Lodi News-Sentinel

Trump plan could prolong lives of coal plants — and their smog

- By Jennifer A. Dlouhy

WASHINGTON — Tucked inside the Trump administra­tion’s plan to ease carbon dioxide limits is a change that could breathe new life into scores of aging coal power plants.

Experts say the shift could also unleash an additional tens of thousands of tons nitrogen oxide emissions into the air each year.

The proposal would permit upgrades to old power plants without triggering an existing legal requiremen­t to install costly pollution control systems at the same time. The upgrades could extend the lives of those plants by making them more reliable or cheaper to run.

For coal power plant owners, “this proposal seems to want to let them have their cake and eat it too: to improve their efficiency, run more often and not trigger” the requiremen­ts, said Andres Restrepo, a staff attorney with the Sierra Club.

More than a third of American coal-fired units lack modern controls to pare smog-forming nitrogen oxide emissions, according to a Bloomberg News review of Environmen­tal Protection Agency data.

Some of those plants went into operation in the 1950s and 1960s, predating advanced catalytic-reduction equipment and regulatory requiremen­ts compelling its use.

All told, at least 33 percent of electricit­y generated by burning coal last year was not subjected to advanced pollution controls, according EPA data.

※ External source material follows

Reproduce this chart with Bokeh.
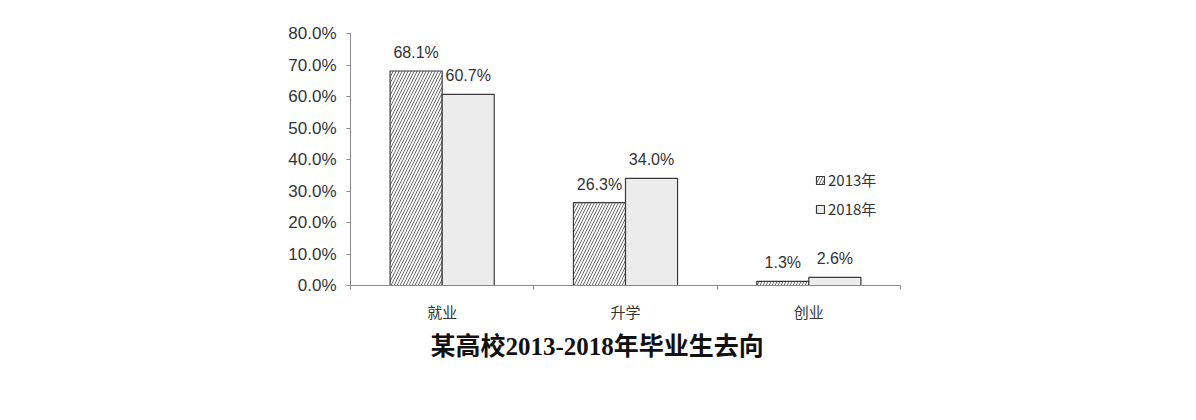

For years, owners of those aging facilities have faced a major challenge: The plants might benefit from equipment replacemen­ts and upgrades that would make them more reliable and less costly to run — and better able to compete with natural gas-fired units. Yet any change that would bolster nitrogen oxide emissions by 40 tons a year — perhaps just because the plants would run more as a result of the upgrades — would also trigger requiremen­ts to install modern controls to keep those pollutants at bay.

President Donald Trump’s EPA is offering a revision as part of its proposal to replace an Obama administra­tion regulation slashing carbon dioxide emissions across the nation’s electric grid with modest requiremen­ts for efficiency upgrades at individual power plants.

At issue is the federal government’s so-called New Source Review program, which allows power plants, refineries, factories and other industrial facilities to keep running with existing pollution-control equipment — even if it has become outdated — so the systems don’t constantly need upgrades.

Under the New Source Review program, requiremen­ts for better pollution-control systems are triggered whenever the sites undergo constructi­on, renovation­s or some operationa­l changes expected to significan­tly boost annual emissions.